Question : Les agents du SEJF traitent-ils des aviseurs dans le cadre de leurs enquêtes ?
Réponse : Le cadre applicable au SEJF est celui repris à l'article l'article 15-1 modifié de la loi 95-73 du 21 janvier 1995 modifiée et son arrêté d’application dispose : "Les services de police et de gendarmerie ainsi que les agents des douanes habilités à effectuer des enquêtes judiciaires en application de l'article 28-1 du Code de procédure pénale peuvent rétribuer toute personne étrangère aux administrations publiques qui leur a fourni des renseignements ayant amené directement soit la découverte de crimes ou de délits, soit l'identification des auteurs de crimes ou de délits. Les modalités de la rétribution de ces personnes sont déterminées par arrêté conjoint du ministre de la justice, du ministre de l'intérieur et du ministre des finances."
Question : Les informations, documents, autres éléments et commencements de preuve, pour être recevables devant un tribunal, doivent-ils impérativement êtres communiqués au SEJF par une personne ayant le statut d'aviseur ? Ou bien le strict respect du CDP quant à la collecte d'éléments de preuve, de témoignages etc. est-il impératif ?

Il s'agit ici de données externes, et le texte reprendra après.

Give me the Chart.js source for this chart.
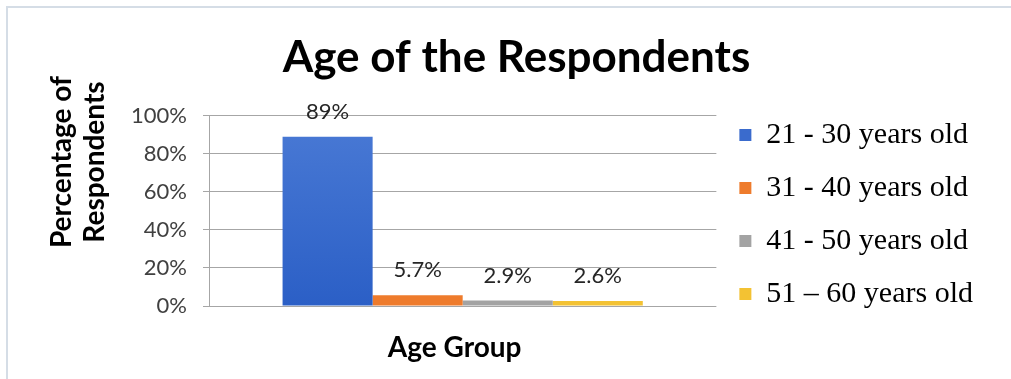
<!DOCTYPE html>
<html>
<head>
<meta charset="utf-8">
<script src="https://cdn.jsdelivr.net/npm/chart.js@4"></script>
<style>
  html, body { margin: 0; padding: 0; background: #fff; }
  #wrap { position: absolute; left: 0; top: 0; width: 1011px; height: 379px; }
  #frame { position: absolute; left: 6px; top: 6px; right: 0; bottom: 0; border-top: 2px solid #d5dde6; border-left: 2px solid #d5dde6; }
  canvas { position: absolute; left: 0; top: 0; }
</style>
</head>
<body>
<div id="wrap">
  <div id="frame"></div>
  <canvas id="ageChart" width="1011" height="379"></canvas>
</div>
<script>
// Dati del grafico
const ageGroups = ['21 - 30 years old', '31 - 40 years old', '41 - 50 years old', '51 \u2013 60 years old'];
const percentages = [89, 5.7, 2.9, 2.6];
const valueLabels = ['89%', '5.7%', '2.9%', '2.6%'];
const barColors = ['#3a6bcd', '#ee7b2c', '#a3a3a3', '#f3c233'];
const yTicks = [0, 20, 40, 60, 80, 100];

// Gradiente per la barra blu
function blueFill(context) {
    const area = context.chart.chartArea;
    if (!area) return barColors[0];
    const g = context.chart.ctx.createLinearGradient(0, area.top, 0, area.bottom);
    g.addColorStop(0, '#4a7ad5');
    g.addColorStop(1, '#2b5fc6');
    return g;
}

// Sposta la legenda più in basso
const legendShift = {
    id: 'legendShift',
    afterLayout(chart) {
        chart.legend.top += 25;
        chart.legend.bottom += 25;
    }
};

// Etichette sopra le barre e titoli degli assi
const extraText = {
    id: 'extraText',
    afterDatasetsDraw(chart) {
        const c = chart.ctx;
        const area = chart.chartArea;
        c.save();
        c.font = '22px Lato';
        c.fillStyle = '#262626';
        c.textAlign = 'center';
        c.textBaseline = 'middle';
        chart.data.datasets.forEach((ds, i) => {
            const bar = chart.getDatasetMeta(i).data[0];
            c.fillText(valueLabels[i], bar.x, bar.y - 25);
        });

        // Titolo asse X
        c.font = 'bold 28px Lato';
        c.fillStyle = '#000';
        c.fillText('Age Group', (area.left + area.right) / 2 - 8, 348);

        // Titolo asse Y (ruotato)
        c.translate(78, 162);
        c.rotate(-Math.PI / 2);
        c.font = 'bold 28px Lato';
        c.fillText('Percentage of', 0, -16);
        c.fillText('Respondents', 0, 17);
        c.restore();
    }
};

const ctx = document.getElementById('ageChart').getContext('2d');
const myChart = new Chart(ctx, {
    type: 'bar',
    data: {
        labels: [''],
        datasets: ageGroups.map((name, i) => ({
            label: name,
            data: [percentages[i]],
            backgroundColor: i === 0 ? blueFill : barColors[i],
            borderWidth: 0,
        })),
    },
    options: {
        responsive: false,
        animation: false,
        layout: { padding: { left: 50, right: 28, top: 0, bottom: 0 } },
        datasets: { bar: { categoryPercentage: 0.71, barPercentage: 1 } },
        plugins: {
            title: {
                display: true,
                text: 'Age of the Respondents',
                font: { family: 'Lato', size: 44, weight: 'bold', lineHeight: 1.2 },
                color: '#000',
                padding: { top: 31, bottom: 32 },
            },
            legend: {
                position: 'right',
                maxWidth: 320,
                labels: {
                    font: { family: 'Liberation Serif', size: 30 },
                    color: '#111',
                    boxWidth: 12,
                    boxHeight: 12,
                    padding: 23,
                    generateLabels: chart => ageGroups.map((name, i) => ({
                        text: name,
                        fillStyle: barColors[i],
                        strokeStyle: barColors[i],
                        lineWidth: 0,
                        datasetIndex: i,
                    })),
                },
            },
            tooltip: { enabled: false },
        },
        scales: {
            x: {
                grid: { display: false },
                border: { display: false },
                ticks: { display: false },
                afterFit: axis => { axis.height = 73; },
            },
            y: {
                min: 0,
                max: 100,
                afterBuildTicks: axis => { axis.ticks = yTicks.map(v => ({ value: v })); },
                ticks: {
                    callback: v => v + '%',
                    font: { family: 'Lato', size: 22 },
                    color: '#404040',
                    padding: 16,
                },
                grid: { color: '#a6a6a6', tickLength: 6 },
                border: { display: true, color: '#a6a6a6' },
                afterFit: axis => { axis.width = 159; },
            },
        },
    },
    plugins: [legendShift, extraText],
});
</script>
</body>
</html>
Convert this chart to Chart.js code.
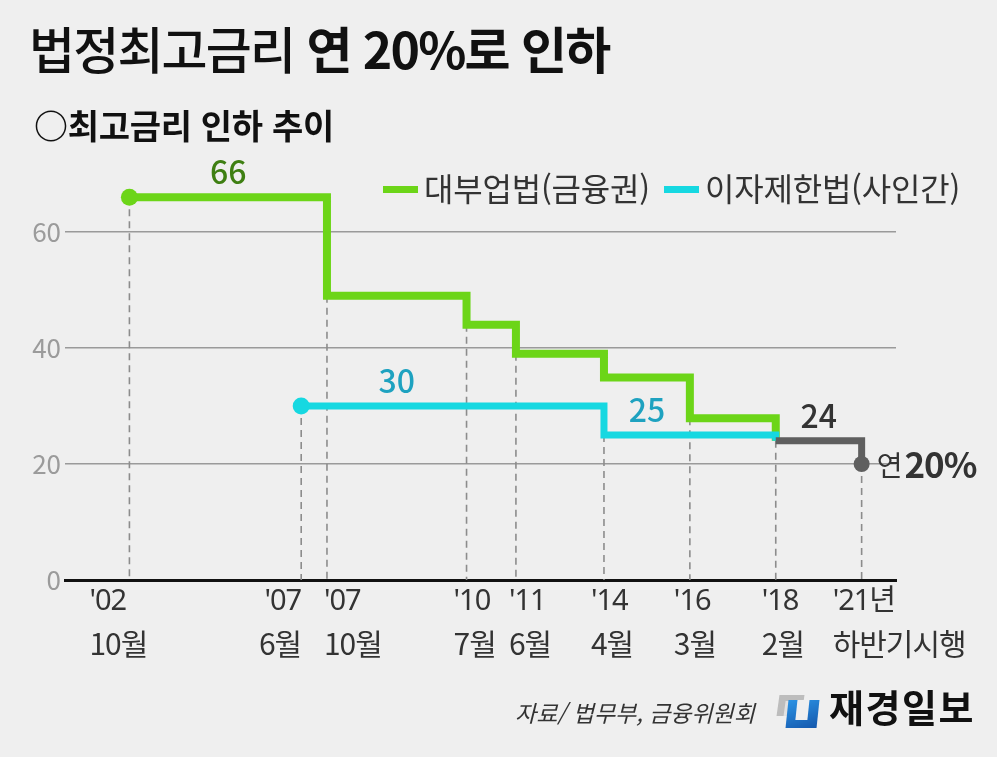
<!DOCTYPE html>
<html lang="ko">
<head>
<meta charset="utf-8">
<title>법정최고금리 연 20%로 인하</title>
<script src="https://cdn.jsdelivr.net/npm/chart.js@4.4.1/dist/chart.umd.min.js"></script>
<style>
  html, body { margin: 0; padding: 0; background: #efefef; }
  body {
    width: 997px; height: 757px; position: relative; overflow: hidden;
    font-family: "Noto Sans CJK KR", "Noto Sans", sans-serif; color: #111;
  }
  #chartBox { position: absolute; left: 0; top: 0; width: 997px; height: 757px; }
  .title {
    position: absolute; left: 29px; top: 22px; font-size: 50px; line-height: 1;
    font-weight: 500; letter-spacing: -1.8px; white-space: nowrap;
  }
  .title b { font-weight: 700; }
  .sub {
    position: absolute; left: 34px; top: 108px; font-size: 34px; line-height: 1;
    font-weight: 700; letter-spacing: -0.3px; white-space: nowrap;
  }
  #legend {
    position: absolute; left: 383px; top: 171px; display: flex; align-items: center;
    font-size: 32px; line-height: 1; color: #333; white-space: nowrap; letter-spacing: -0.2px;
  }
  #legend .item { display: flex; align-items: center; }
  #legend .item + .item { margin-left: 14px; }
  #legend .mark { display: inline-block; width: 35px; height: 7px; margin-right: 6px; position: relative; top: 2px; }
  .source {
    position: absolute; left: 515px; top: 701px; font-size: 23px; line-height: 1;
    font-style: italic; color: #333; white-space: nowrap;
  }
  .logo-text {
    position: absolute; left: 829px; top: 687px; font-size: 38px; line-height: 1;
    font-weight: 700; letter-spacing: 1.5px; color: #111; white-space: nowrap;
  }
  .logo-back { position: absolute; left: 778px; top: 695px; width: 25px; height: 21px; background: #bdbdbd; transform: skewX(-8deg); }
  .logo-back::after { content: ""; position: absolute; left: 7px; top: 6px; width: 11px; height: 15px; background: #e2e2e2; }
  .logo-front { position: absolute; left: 787px; top: 700px; width: 31px; height: 28px; background: linear-gradient(160deg, #2c93e4, #1458ad); transform: skewX(-6deg); }
  .logo-front::after { content: ""; position: absolute; left: 9px; top: 0; width: 12px; height: 20px; background: #efefef; }
</style>
</head>
<body>
<div id="chartBox"><canvas id="rateChart"></canvas></div>
<div class="title">법정최고금리 <b>연 20%로 인하</b></div>
<div class="sub">○최고금리 인하 추이</div>
<div id="legend"></div>
<div class="source">자료/ 법무부, 금융위원회</div>
<div class="logo-back"></div>
<div class="logo-front"></div>
<div class="logo-text">재경일보</div>

<script>
// dates on the x axis (two lines each)
const yearLabels  = ["'02", "'07", "'07", "'10", "'11", "'14", "'16", "'18", "'21년"];
const monthLabels = ["10월", "6월", "10월", "7월", "6월", "4월", "3월", "2월", "하반기시행"];
// where each date sits on the picture's (unevenly spaced) timeline
const timeline = [0, 4, 4.6, 7.85, 9, 11.05, 13.05, 15.05, 17.05];

// rate in % from each date on, null = no change at that date
const loanBizRates = [66, null, 49, 44, 39, 34.9, 27.9, 24, null];     // 대부업법(금융권)
const privateRates = [null, 30, null, null, null, 25, null, 24, null]; // 이자제한법(사인간)
const unifiedRates = [null, null, null, null, null, null, null, 24, 20]; // both laws together

const yTicks = [0, 20, 40, 60];

// value callouts: value, and the two dates it is centred between
const calloutValues = [66, 30, 25, 24];
const calloutFrom = [0, 2, 5, 7];
const calloutTo = [2, 3, 6, 8];

const GREEN = '#6cd518';
const CYAN = '#16d8e1';
const GREY = '#5f5f5f';
const FONT = '"Noto Sans CJK KR", "Noto Sans", sans-serif';
const YEAR_FONT = '"Noto Sans", "Noto Sans CJK KR", sans-serif';

// label placement under the axis
const tickAlign = ['left', 'right', 'left', 'left', 'left', 'left', 'left', 'left', 'left'];
const tickShift = [-40, 0, -3, -13, -7, -13, -16, -14, -29];
const calloutColors = ['#3e7f12', '#1ea2c0', '#1ea2c0', '#333333'];

function toPoints(values) {
    return values
        .map((v, i) => v === null ? null : { x: timeline[i], y: v })
        .filter(p => p !== null);
}

// dashed drop lines, from the lowest new value at a date down to 0
const guideSets = timeline.map((t, i) => {
    const vals = [loanBizRates[i], privateRates[i], unifiedRates[i]].filter(v => v !== null);
    return {
        label: 'guide',
        data: [{ x: t, y: Math.min(...vals) }, { x: t, y: 0 }],
        borderColor: '#8c8c8c',
        borderWidth: 1.6,
        borderDash: [7, 5],
        pointRadius: 0,
        order: 10
    };
});

const lineSets = [
    {
        label: '대부업법(금융권)',
        inLegend: true,
        data: toPoints(loanBizRates),
        borderColor: GREEN,
        backgroundColor: GREEN,
        borderWidth: 8,
        stepped: true,
        borderJoinStyle: 'miter',
        pointRadius: c => c.dataIndex === 0 ? 8.5 : 0,
        pointBorderWidth: 0,
        order: 3
    },
    {
        label: '이자제한법(사인간)',
        inLegend: true,
        data: toPoints(privateRates),
        borderColor: CYAN,
        backgroundColor: CYAN,
        borderWidth: 7,
        stepped: true,
        borderJoinStyle: 'miter',
        pointRadius: c => c.dataIndex === 0 ? 8.5 : 0,
        pointBorderWidth: 0,
        order: 2
    },
    {
        label: '공통',
        data: toPoints(unifiedRates),
        borderColor: GREY,
        backgroundColor: GREY,
        borderWidth: 7,
        stepped: true,
        borderJoinStyle: 'miter',
        pointRadius: c => c.dataIndex === c.dataset.data.length - 1 ? 8 : 0,
        pointBorderWidth: 0,
        order: 1
    }
];

const textPlugin = {
    id: 'chartTexts',
    afterDatasetsDraw(chart) {
        const ctx = chart.ctx;
        const xs = chart.scales.x;
        const ys = chart.scales.y;
        ctx.save();
        ctx.textBaseline = 'middle';

        // two-line date labels
        ctx.fillStyle = '#333';
        ctx.letterSpacing = '-1px';
        timeline.forEach((t, i) => {
            const px = xs.getPixelForValue(t) + tickShift[i];
            ctx.textAlign = tickAlign[i];
            ctx.font = '29px ' + YEAR_FONT;
            ctx.fillText(yearLabels[i], px, ys.bottom + 22);
            ctx.font = '30px ' + FONT;
            ctx.fillText(monthLabels[i], px, ys.bottom + 64);
        });
        ctx.letterSpacing = '0px';

        // value callouts above the steps
        ctx.textAlign = 'center';
        ctx.font = '500 32px ' + FONT;
        calloutValues.forEach((v, i) => {
            const px = (xs.getPixelForValue(timeline[calloutFrom[i]]) + xs.getPixelForValue(timeline[calloutTo[i]])) / 2;
            ctx.fillStyle = calloutColors[i];
            ctx.fillText(String(v), px, ys.getPixelForValue(v) - 25);
        });

        // end label next to the last point
        const last = unifiedRates.length - 1;
        const ex = xs.getPixelForValue(timeline[last]) + 15;
        const ey = ys.getPixelForValue(unifiedRates[last]) + 1;
        ctx.textAlign = 'left';
        ctx.fillStyle = '#333';
        ctx.font = '28px ' + FONT;
        ctx.fillText('연', ex, ey);
        const w = ctx.measureText('연').width;
        ctx.font = 'bold 35px ' + FONT;
        ctx.letterSpacing = '-1px';
        ctx.fillText(unifiedRates[last] + '%', ex + w + 2, ey);
        ctx.restore();
    }
};

Chart.defaults.font.family = FONT;

const chart = new Chart(document.getElementById('rateChart'), {
    type: 'line',
    data: { datasets: [...guideSets, ...lineSets] },
    options: {
        responsive: true,
        maintainAspectRatio: false,
        animation: false,
        layout: { padding: { left: 0, right: 101, top: 174, bottom: 177 } },
        plugins: {
            legend: { display: false },
            tooltip: { enabled: false }
        },
        scales: {
            x: {
                type: 'linear',
                min: -1.5,
                max: 17.85,
                afterFit: s => { s.height = 0; },
                ticks: { display: false },
                grid: { display: false },
                border: { display: true, color: '#111', width: 3 }
            },
            y: {
                min: 0,
                max: 70,
                afterFit: s => { s.width = 65; },
                afterBuildTicks: s => { s.ticks = yTicks.map(v => ({ value: v })); },
                ticks: { color: '#9b9b9b', font: { size: 26 }, padding: 4 },
                grid: {
                    drawTicks: false,
                    lineWidth: 1.5,
                    color: c => c.tick && c.tick.value === 0 ? 'rgba(0,0,0,0)' : '#9a9a9a'
                },
                border: { display: false }
            }
        }
    },
    plugins: [textPlugin]
});

// legend built from the chart's own datasets
const legendBox = document.getElementById('legend');
chart.data.datasets.filter(d => d.inLegend).forEach(d => {
    const item = document.createElement('span');
    item.className = 'item';
    const mark = document.createElement('span');
    mark.className = 'mark';
    mark.style.background = d.borderColor;
    item.appendChild(mark);
    item.appendChild(document.createTextNode(d.label));
    legendBox.appendChild(item);
});
</script>
</body>
</html>
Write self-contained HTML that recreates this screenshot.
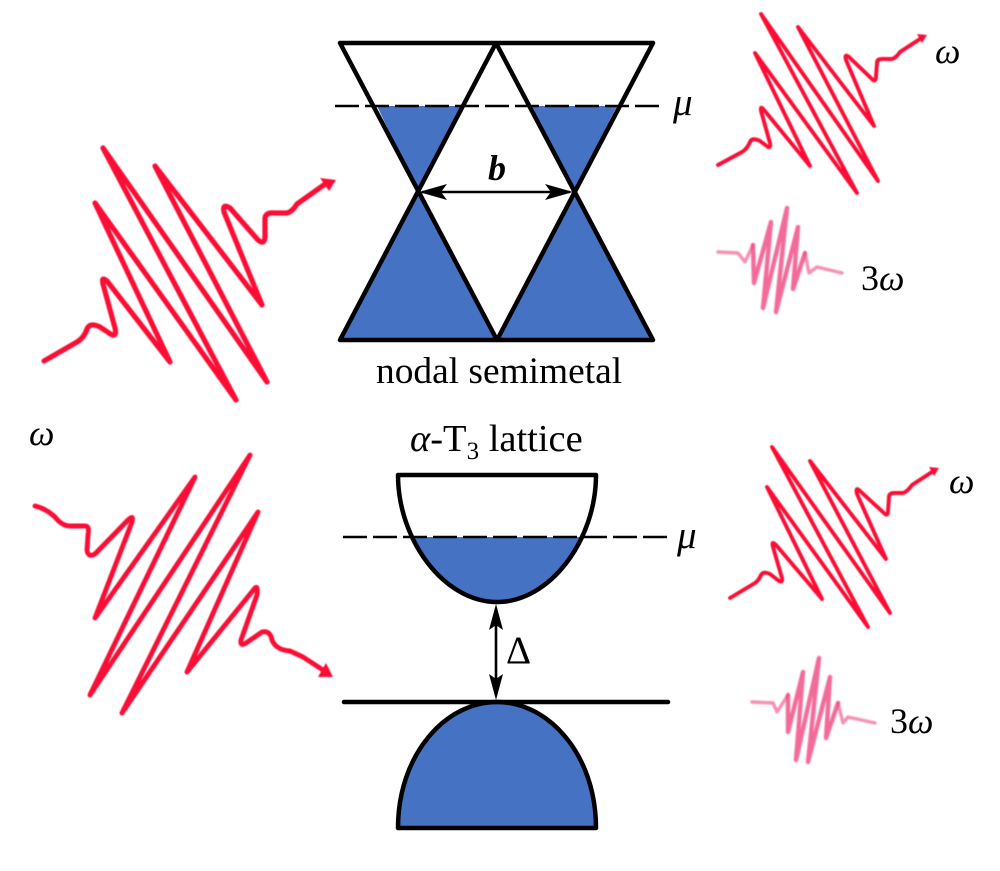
<!DOCTYPE html>
<html>
<head>
<meta charset="utf-8">
<style>
html,body{margin:0;padding:0;background:#fff}
svg{display:block}
text{font-family:"Liberation Serif",serif;fill:#000}
.i{font-style:italic}
.bk{fill:none;stroke:#000;stroke-width:4.5;stroke-linejoin:round;stroke-linecap:round}
.bl{fill:#4672c4;stroke:none}
.wave{fill:none;stroke:#fb0f36;stroke-linejoin:round;stroke-linecap:round}
.pink{fill:none;stroke:#f0457f;stroke-linejoin:round;stroke-linecap:round}
.tail{fill:none;stroke:#f58fb0;stroke-linejoin:round;stroke-linecap:round}
</style>
</head>
<body>
<svg width="1000" height="871" viewBox="0 0 1000 871" xmlns="http://www.w3.org/2000/svg">
<defs>
<filter id="s" x="-5%" y="-5%" width="110%" height="110%"><feGaussianBlur stdDeviation="0.6"/></filter>
<filter id="p" x="-5%" y="-5%" width="110%" height="110%"><feGaussianBlur stdDeviation="0.8"/></filter>
</defs>
<rect width="1000" height="871" fill="#fff"/>

<g filter="url(#s)">
<path class="wave" stroke-width="5.2" d="M44,361 L77,342 Q84,338 87,329 Q90,322 100,327 L112,335 Q117,336 115,328 L103,284 Q101,276 107,281 L170,362 L95,203 L236,400 L103,148 L267,382 L155,166 L262,305 L224,212 Q222,203 230,208 L258,240 Q264,245 265,238 L265,218 Q266,212 275,213 L287,213 Q292,212 297,204 L328,182"/>
<polygon points="320,178 336,180 329,191" fill="#fb0f36"/>

<path class="wave" stroke-width="3.9" d="M718,165 L742,152 Q747,149 750,142 Q752,137 760,141 L768,147 Q771,148 770,143 L761,111 Q760,105 764,110 L810,166 L755,53 L857,193 L761,14 L878,181 L798,27 L874,126 L846,60 Q844,53 849,57 L873,80 Q876,82 876,76 L877,63 Q877,59 882,59 L892,59 Q896,58 900,52 L923,37"/>
<polygon points="917,34 927,35 922,43" fill="#fb0f36"/>

<path class="wave" stroke-width="4.9" d="M35,506 Q45,508 55,517 Q62,526 70,526 L84,526 Q90,525 88,535 L87,550 Q88,558 95,554 L128,520 Q134,514 132,522 L95,618 L195,477 L90,695 L250,455 L122,713 L258,512 L187,672 L255,588 Q258,585 257,595 L241,640 Q240,647 246,643 L262,632 Q270,630 272,640 Q276,650 290,651 L303,657 L326,672"/>
<polygon points="326,663 333,677 318,677" fill="#fb0f36"/>

<path class="wave" stroke-width="3.9" d="M730,598 L755,583 Q759,580 761,575 Q763,571 770,574 L779,581 Q783,583 782,578 L773,547 Q771,540 776,545 L822,599 L767,487 L868,627 L772,447 L890,613 L810,461 L886,559 L857,494 Q855,486 860,491 L885,514 Q888,516 888,511 L889,497 Q889,493 894,493 L903,493 Q907,492 912,485 L935,470"/>
<polygon points="929,467 939,468 934,476" fill="#fb0f36"/>
</g>

<g filter="url(#p)">
<path class="tail" stroke-width="3.4" d="M718,252 L738,253 L745,262 L753,245 M805,253 L809,273 L817,267 L842,273"/>
<path class="pink" stroke-width="4.4" opacity="0.8" d="M753,245 L754,283 L771,222 L763,308 L787,208 L776,312 L798,227 L793,289 L805,253"/>
<path class="tail" stroke-width="3.4" d="M752,702 L773,703 L777,712 L788,695 M838,703 L843,723 L848,717 L875,723"/>
<path class="pink" stroke-width="4.4" opacity="0.8" d="M788,695 L788,732 L803,672 L796,760 L819,658 L808,762 L830,677 L826,738 L838,703"/>
</g>

<!-- nodal semimetal -->
<polygon class="bl" points="377,106 461,106 418,192"/>
<polygon class="bl" points="532,106 617,106 574,192"/>
<polygon class="bl" points="418,192 497,340 340,340"/>
<polygon class="bl" points="574,192 653,340 497,340"/>
<path class="bk" d="M340,43 H653 M340,340 H653 M340,43 L497,340 M653,43 L497,340 M496,43 L340,340 M496,43 L653,340"/>
<path d="M335,106 H662" stroke="#000" stroke-width="2.6" fill="none" stroke-dasharray="24,6"/>
<path d="M422,192 H570" stroke="#000" stroke-width="2.6"/>
<polygon points="419,192 447,184 441,192 447,200" fill="#000"/>
<polygon points="573,192 545,184 551,192 545,200" fill="#000"/>
<text x="488" y="180" font-size="36" font-weight="bold" class="i">b</text>
<text x="376" y="383" font-size="37.4">nodal semimetal</text>
<text x="673" y="115" font-size="39" class="i">μ</text>

<!-- alpha-T3 -->
<text x="410" y="451" font-size="38.5"><tspan class="i">α</tspan>-T<tspan font-size="25" dy="8">3</tspan><tspan dy="-8"> lattice</tspan></text>
<path class="bl" d="M412,537 H581 C562,578 530,602 497,602 C463,602 431,578 412,537 Z"/>
<path class="bk" d="M398,475 H596 C596,540 550,602 497,602 C444,602 398,540 398,475 Z"/>
<path d="M343,537 H668" stroke="#000" stroke-width="2.6" fill="none" stroke-dasharray="24,6"/>
<text x="677" y="548" font-size="39" class="i">μ</text>

<path d="M496,610 V695" stroke="#000" stroke-width="2.6"/>
<polygon points="496,604 503,630 496,625 489,630" fill="#000"/>
<polygon points="496,700 503,674 496,679 489,674" fill="#000"/>
<text x="506" y="663" font-size="39">Δ</text>

<path class="bl" d="M398,828 C398,755 445,702 497,702 C549,702 596,755 596,828 Z"/>
<path class="bk" d="M398,828 C398,755 445,702 497,702 C549,702 596,755 596,828 Z"/>
<path class="bk" d="M344,702 H668"/>

<text x="935" y="63" font-size="36" class="i">ω</text>
<text x="861" y="290" font-size="36">3<tspan class="i">ω</tspan></text>
<text x="29" y="445" font-size="36" class="i">ω</text>
<text x="949" y="493" font-size="36" class="i">ω</text>
<text x="890" y="733" font-size="36">3<tspan class="i">ω</tspan></text>
</svg>
</body>
</html>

Réponse : L'article 427 du Code de procédure pénale dispose que hors les cas où la loi en dispose autrement, les infractions peuvent être établies par tout mode de preuve et le juge décide d'après son intime conviction. Le juge ne peut fonder sa décision que sur des preuves qui lui sont apportées au cours des débats et contradictoirement discutées devant lui. Il existe par ailleurs, pour l'autorité judiciaire à laquelle est assimilée en l'espèce le SEJF, un principe fondamental qui est celui de la loyauté de la preuve.